A practical way to think about channel design
High complexity and first-time customer: advisor-dominant.
High complexity and repeat customer: blended, with advisor-led conversion and stronger brand-owned retention.
Low complexity and first-time customer: mixed, often digital discovery with advisor validation.
Low complexity and repeat customer: direct-dominant.
That model is more useful than arguing about direct share in the abstract.
Why This Matters for Cruise Brands Trying to Build Direct Demand
The point is not that cruise lines should fight their advisors. The point is that they should stop mistaking transactions for ownership. A brand can fill ships, grow, and report strong repeat intent while still allowing too much of the underlying passenger relationship to remain outside its own commercial system.

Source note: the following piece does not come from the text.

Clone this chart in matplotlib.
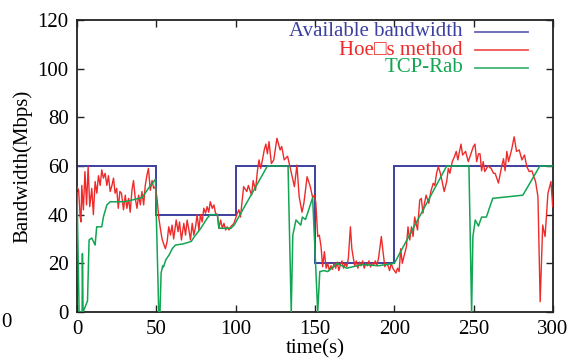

That is exactly why the broader demand-ownership question matters, and why brands that want to strengthen direct influence need more than product marketing alone. They need better relationship architecture, better first-party data capture, and better ongoing communication with travelers before and after the sailing.
That is also where execution matters. The Windstar Cruises case study shows what happens when a cruise brand combines strong creative, targeted audience strategy, and direct-response execution to build measurable booking and revenue performance without pretending that distribution complexity disappears.
The Bottom Line
Luxury cruise marketing depends on travel advisors not because cruise brands are unsophisticated and not because the industry is trapped in the past. It depends on advisors because cruise demand still contains enough complexity, enough risk, and enough conversion friction that trusted intermediaries remain economically useful.
A luxury cruise brand can fill ships, grow, and even report strong repeat intent while still allowing too much of the underlying passenger relationship to remain advisor-mediated.
That is the real issue senior executives should be solving.